Olivier Père

Arrête-moi si tu peux de Steven Spielberg

Du 9 janvier au 3 mars, la Cinémathèque française montrera l’intégralité des films de Steven Spielberg. J’ai longtemps entretenu une relation ambivalente et très critique avec le cinéma de Spielberg, qui m’avait offert mes premiers émois de spectateur enfant pas encore cinéphile avec Les Aventuriers de l’Arche perdue (1981), avant de basculer à mes yeux dans l’imagerie dégoulinante – et un peu dégoûtante – de La Couleur pourpre (1986) et l’irresponsabilité de La Liste de Schindler (1994). Les débuts fracassants de Spielberg (Duel réalisé pour la télévision mais distribué au cinéma en France, Sugarland Express, Les Dents de la mer, Rencontres du troisième type et même la farce 1941) imposèrent le jeune cinéaste comme un surdoué du cinéma de divertissement, héritier d’Hitchcock et du grand spectacle hollywoodien à la Michael Curtiz ou Victor Fleming. Les films de la maturité furent plus problématiques, le cinéaste s’achetant une respectabilité avec des grands sujets traités avec balourdise et académisme (La Couleur pourpre, La Liste de Schindler, Amistad, Munich, pas loin d’être ses pires films) tandis que sa veine infantile se tarissait dans des productions décadentes comme Hook. Si les années 90 furent une mauvaise période artistique pour Spielberg (hormis le sympathique Jurassic Park), le cinéaste devint beaucoup plus passionnant et ambitieux à l’orée des années 2000, avec son retour à la science-fiction et une sorte de chef-d’œuvre incompris que nous sommes nombreux désormais à considérer comme l’un des plus beaux films du cinéma contemporain, A.I. Intelligence artificielle d’après le projet de Stanley Kubrick. Sacré l’homme le plus puissant du cinéma hollywoodien, Spielberg devenait enfin l’un de ses cinéastes les plus talentueux. Sa trilogie de science-fiction (A.I. Intelligence artificielle, Minority Report, La Guerre des mondes) est impressionnante, sans doute le sommet de sa filmographie.

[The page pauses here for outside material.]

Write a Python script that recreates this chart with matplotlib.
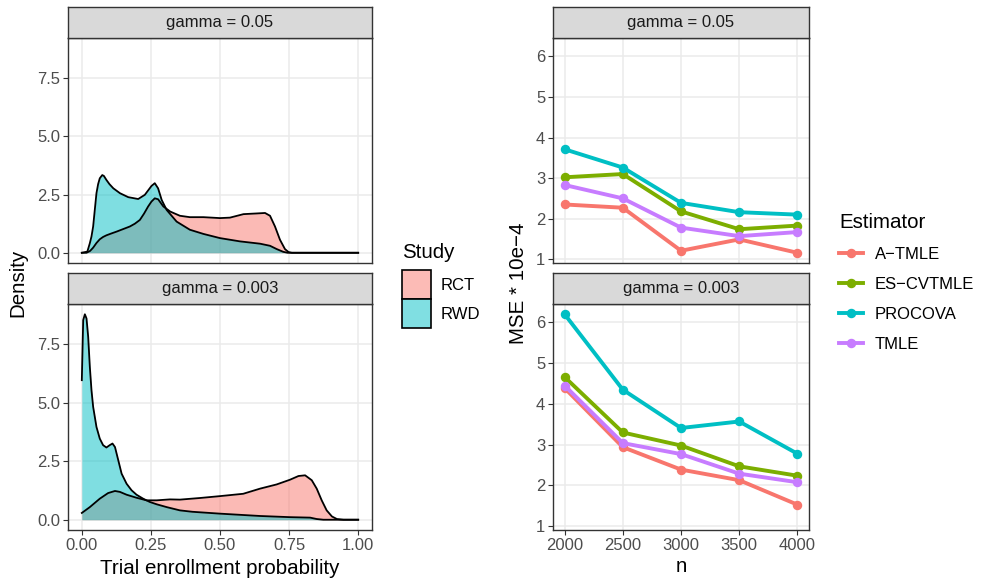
import matplotlib
matplotlib.use("Agg")
import matplotlib.pyplot as plt
from matplotlib.patches import Patch
from matplotlib.lines import Line2D

plt.rcParams["font.family"] = ["Liberation Sans", "DejaVu Sans"]

# ---- density data ----
gammas = ["gamma = 0.05", "gamma = 0.003"]
studies = ["RCT", "RWD"]

top_rct_x = [0, 0.017, 0.03, 0.041, 0.053, 0.065, 0.077, 0.089, 0.107, 0.126, 0.15, 0.174, 0.192,
             0.21, 0.225, 0.24, 0.252, 0.264, 0.276, 0.295, 0.32, 0.355, 0.391, 0.44, 0.5, 0.536,
             0.585, 0.633, 0.663, 0.681, 0.699, 0.717, 0.735, 0.748, 0.76, 1.0]
top_rct_y = [0, 0.0, 0.08, 0.22, 0.42, 0.58, 0.68, 0.75, 0.83, 0.91, 1.02, 1.13, 1.25,
             1.41, 1.68, 1.99, 2.2, 2.34, 2.3, 1.99, 1.77, 1.59, 1.53, 1.53, 1.49, 1.51,
             1.66, 1.69, 1.71, 1.59, 1.13, 0.56, 0.16, 0.03, 0, 0]

top_rwd_x = [0, 0.02, 0.029, 0.035, 0.041, 0.047, 0.053, 0.059, 0.065, 0.074, 0.08, 0.089, 0.1,
             0.114, 0.138, 0.168, 0.204, 0.228, 0.252, 0.264, 0.276, 0.289, 0.307, 0.343, 0.391,
             0.44, 0.5, 0.572, 0.645, 0.681, 0.705, 0.729, 0.745, 1.0]
top_rwd_y = [0, 0.05, 0.41, 0.7, 1.13, 1.85, 2.56, 2.95, 3.2, 3.34, 3.3, 3.13, 2.95,
             2.77, 2.56, 2.39, 2.31, 2.49, 2.87, 2.99, 2.77, 2.27, 1.84, 1.34, 0.99,
             0.81, 0.63, 0.49, 0.39, 0.30, 0.16, 0.04, 0, 0]

bot_rct_x = [0, 0.029, 0.065, 0.095, 0.12, 0.138, 0.162, 0.198, 0.234, 0.271, 0.319, 0.355,
             0.428, 0.5, 0.584, 0.645, 0.705, 0.753, 0.784, 0.808, 0.832, 0.85, 0.868, 0.886,
             0.905, 0.923, 0.947, 1.0]
bot_rct_y = [0.29, 0.54, 0.9, 1.14, 1.23, 1.19, 1.07, 0.94, 0.83, 0.83, 0.87, 0.86,
             0.93, 1.01, 1.11, 1.33, 1.51, 1.71, 1.87, 1.9, 1.69, 1.33, 0.83, 0.4,
             0.14, 0.03, 0, 0]

bot_rwd_x = [0, 0.005, 0.011, 0.017, 0.023, 0.029, 0.035, 0.041, 0.047, 0.053, 0.065, 0.077,
             0.089, 0.101, 0.111, 0.12, 0.132, 0.144, 0.162, 0.18, 0.198, 0.222, 0.246, 0.271,
             0.307, 0.355, 0.4, 0.5, 0.645, 0.753, 0.826, 0.85, 0.874, 1.0]
bot_rwd_y = [5.97, 8.54, 8.79, 8.61, 7.83, 6.54, 5.54, 4.83, 4.4, 3.97, 3.47, 3.19,
             3.09, 3.19, 3.26, 3.11, 2.54, 1.97, 1.54, 1.26, 1.07, 0.9, 0.76, 0.66,
             0.54, 0.4, 0.34, 0.26, 0.16, 0.11, 0.09, 0.03, 0, 0]

# ---- MSE data ----
n_vals = [2000, 2500, 3000, 3500, 4000]
estimators = ["A\u2212TMLE", "ES\u2212CVTMLE", "PROCOVA", "TMLE"]
mse_g005 = {
    "A\u2212TMLE": [2.35, 2.27, 1.21, 1.49, 1.16],
    "ES\u2212CVTMLE": [3.02, 3.10, 2.18, 1.74, 1.83],
    "PROCOVA": [3.71, 3.26, 2.39, 2.16, 2.10],
    "TMLE": [2.83, 2.50, 1.78, 1.57, 1.67],
}
mse_g0003 = {
    "A\u2212TMLE": [4.39, 2.94, 2.39, 2.13, 1.53],
    "ES\u2212CVTMLE": [4.66, 3.30, 2.98, 2.47, 2.24],
    "PROCOVA": [6.20, 4.35, 3.41, 3.57, 2.78],
    "TMLE": [4.45, 3.04, 2.77, 2.29, 2.08],
}

study_cols = {"RCT": "#F8766D", "RWD": "#00BFC4"}
est_cols = {"A\u2212TMLE": "#F8766D", "ES\u2212CVTMLE": "#7CAE00",
            "PROCOVA": "#00BFC4", "TMLE": "#C77CFF"}

W, H = 982, 581
fig = plt.figure(figsize=(W / 100, H / 100), dpi=100)


def rect(x0, y0, x1, y1):
    return [x0 / W, 1 - y1 / H, (x1 - x0) / W, (y1 - y0) / H]


TICK = "#4D4D4D"
BORDER = "#333333"
FS = 12


def style_panel(ax, show_x):
    ax.set_facecolor("white")
    for s in ax.spines.values():
        s.set_color(BORDER)
        s.set_linewidth(1.0)
    ax.grid(True, color="#EBEBEB", linewidth=1.1)
    ax.set_axisbelow(True)
    ax.tick_params(direction="out", length=3.5, width=0.8, color=BORDER,
                   labelcolor=TICK, labelsize=FS, pad=2)
    if not show_x:
        ax.tick_params(axis="x", length=0, labelbottom=False)


def strip(x0, x1, y0, y1, label):
    s = fig.add_axes(rect(x0, y0, x1, y1))
    s.set_facecolor("#D9D9D9")
    s.set_xticks([])
    s.set_yticks([])
    for sp in s.spines.values():
        sp.set_color(BORDER)
        sp.set_linewidth(1.0)
    s.text(0.5, 0.5, label, ha="center", va="center", fontsize=FS, color="#1A1A1A")


rows = [(38, 263, 7), (304, 530, 273)]
dens = [
    {"RCT": (top_rct_x, top_rct_y), "RWD": (top_rwd_x, top_rwd_y)},
    {"RCT": (bot_rct_x, bot_rct_y), "RWD": (bot_rwd_x, bot_rwd_y)},
]
mse = [mse_g005, mse_g0003]

dmax = max(max(top_rct_y), max(top_rwd_y), max(bot_rct_y), max(bot_rwd_y))
all_mse = [v for d in mse for vals in d.values() for v in vals]
mlo, mhi = min(all_mse), max(all_mse)
mpad = 0.05 * (mhi - mlo)

for i, (py0, py1, sy0) in enumerate(rows):
    # density panel
    ax = fig.add_axes(rect(68, py0, 372, py1))
    for st in studies:
        xs, ys = dens[i][st]
        ax.fill_between(xs, ys, 0, color=study_cols[st], alpha=0.5, linewidth=0)
        ax.plot(xs, ys, color="black", linewidth=1.3)
    ax.set_xlim(-0.05, 1.05)
    ax.set_ylim(-0.05 * dmax, 1.05 * dmax)
    ax.set_xticks([0, 0.25, 0.5, 0.75, 1.0])
    ax.set_xticklabels(["0.00", "0.25", "0.50", "0.75", "1.00"])
    ax.set_yticks([0, 2.5, 5.0, 7.5])
    ax.set_yticklabels(["0.0", "2.5", "5.0", "7.5"])
    style_panel(ax, i == 1)
    strip(68, 372, sy0, py0, gammas[i])

    # MSE panel
    ax2 = fig.add_axes(rect(553, py0, 809, py1))
    for est in estimators:
        ax2.plot(n_vals, mse[i][est], color=est_cols[est], linewidth=2.8,
                 marker="o", markersize=5.8)
    ax2.set_xlim(1900, 4100)
    ax2.set_ylim(mlo - mpad, mhi + mpad)
    ax2.set_xticks(n_vals)
    ax2.set_yticks([1, 2, 3, 4, 5, 6])
    style_panel(ax2, i == 1)
    strip(553, 809, sy0, py0, gammas[i])

TITLE_FS = 14.8
fig.text(18 / W, 1 - 283 / H, "Density", rotation=90, ha="center", va="center",
         fontsize=TITLE_FS)
fig.text(518 / W, 1 - 283 / H, "MSE * 10e\u22124", rotation=90, ha="center", va="center",
         fontsize=TITLE_FS)
fig.text(220 / W, 1 - 574 / H, "Trial enrollment probability", ha="center",
         va="baseline", fontsize=TITLE_FS)
fig.text(681 / W, 1 - 572 / H, "n", ha="center", va="baseline", fontsize=TITLE_FS)


# legends
def blend(hexc):
    r, g, b = (int(hexc[k:k + 2], 16) for k in (1, 3, 5))
    return ((r + 255) / 510, (g + 255) / 510, (b + 255) / 510)


study_handles = [Patch(facecolor=blend(study_cols[s]), edgecolor="black", linewidth=1.2)
                 for s in studies]
leg1 = fig.legend(study_handles, studies, title="Study", loc="upper left",
                  bbox_to_anchor=(402 / W, 1 - 243 / H), frameon=False, fontsize=FS,
                  title_fontsize=TITLE_FS, handlelength=1.72, handleheight=2.3,
                  labelspacing=0.0, handletextpad=0.6, borderpad=0, borderaxespad=0,
                  alignment="left")
leg1._legend_box.sep = 6

est_handles = [Line2D([], [], color=est_cols[e], linewidth=2.8, marker="o", markersize=5.8)
               for e in estimators]
leg2 = fig.legend(est_handles, estimators, title="Estimator", loc="upper left",
                  bbox_to_anchor=(839 / W, 1 - 213 / H), frameon=False, fontsize=FS,
                  title_fontsize=TITLE_FS, handlelength=1.44, numpoints=1,
                  labelspacing=0.9, handletextpad=0.72, borderpad=0, borderaxespad=0,
                  alignment="left")

fig.savefig("out.png", dpi=100)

Longtemps fâché avec les productions Spielberg, avant son retour en grâce (malgré un mauvais film comme le dernier Indiana Jones), c’est une comédie charmante qui me réconcilia avec son cinéma, en 2003.
Arrête-moi si tu peux
(Catch Me if You Can) s’inspire de l’autobiographie de Frank Abagnale Junior, imposteur de génie qui s’inventa dès l’âge de seize ans plusieurs identités prestigieuses pour surmonter le handicap de ses origines modestes. Tour à tour pilote de ligne à la Pan Am, médecin, avocat, Frank va fabriquer en l’espace de cinq ans une centaine de chèques et encaisser grâce à ses dons de faussaire et sa bonne figure plusieurs millions de dollars aux États-Unis et à travers le monde.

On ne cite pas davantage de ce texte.